Many warned there would be a devastating ripple effect if Cyprus wasn’t bailed out because of the high number of investors the country has attracted.
Low taxation has seen some 60,000 Brits move to the country, while another 80,000 Cypriots who live in the UK still have money in the Cyprus.
The deal will be similar to the agreement with Greece, Cyprus will have to cut it’s budget, shrink it’s banking sector and probably follow stricter banking regulation.
IMF chief Christine Lagarde said,
“We believe that this will form a lasting, durable and fully financed solution,”
Cypriot Finance Minister Michalis Sarris said,
“It’s not that we won a battle, but we really have avoided a disastrous exit from the eurozone,”
The deal took 10 hours of negotiations between 17 finance ministers from difference countries in the eurozone, the IMF, the European Commission and the ECB.
Who Does Cyprus Owe Money?
The question many people have asked since the first talk of financial trouble in the eurozone was, who do these countries owe money to?

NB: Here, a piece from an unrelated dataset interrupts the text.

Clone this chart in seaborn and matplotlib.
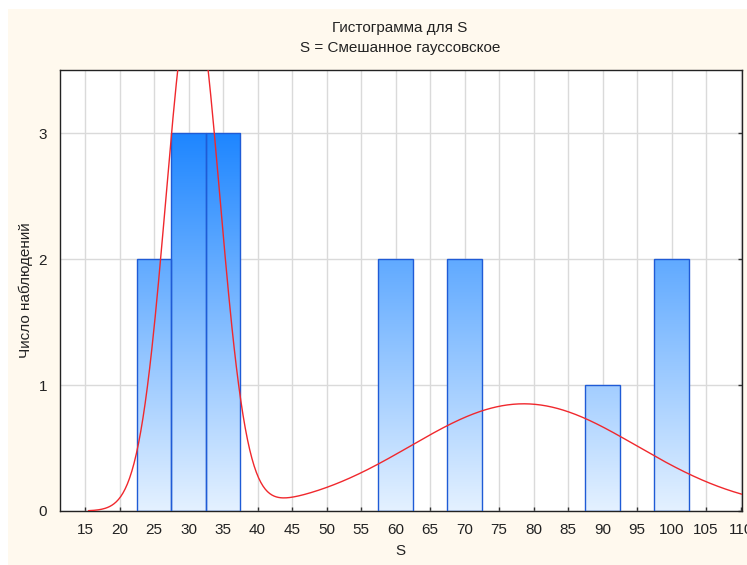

Cyprus has three creditors, they are,
- The International Monetary Fund,
- The European Commission
- The ECB
Who Is At Risk With The Cyprus Bailout?
- Anyone with savings over £85,000 could lose up to 40% of their money
- Russian nationalists are set to lose out heavily with them having around €30bn out of the €68bn in deposits
- Laiki Bank bondholders will lost out as the bank will be closed down
Russia were extremely unhappy with the deal and Cyprus’ finance minister, Michael Sarris, said,
“I think the Russians were understandably disappointed with this turn of events. They have had a long, successful and happy history and association and this has come partly as a shock despite the fact that many of these things had been rumored,”
It has been said that this could be just the beginning of the help Cyprus is going to need in order to fully recover, as confidence in the nation hits a new low.
Gary Jenkins of Swordfish Research said,
“The economy is crushed for the next god knows how many years. As soon as people can take their money out the banks, they will take it out. Confidence has disappeared. Who’s going to want to do business with Cypriot corporates right now?”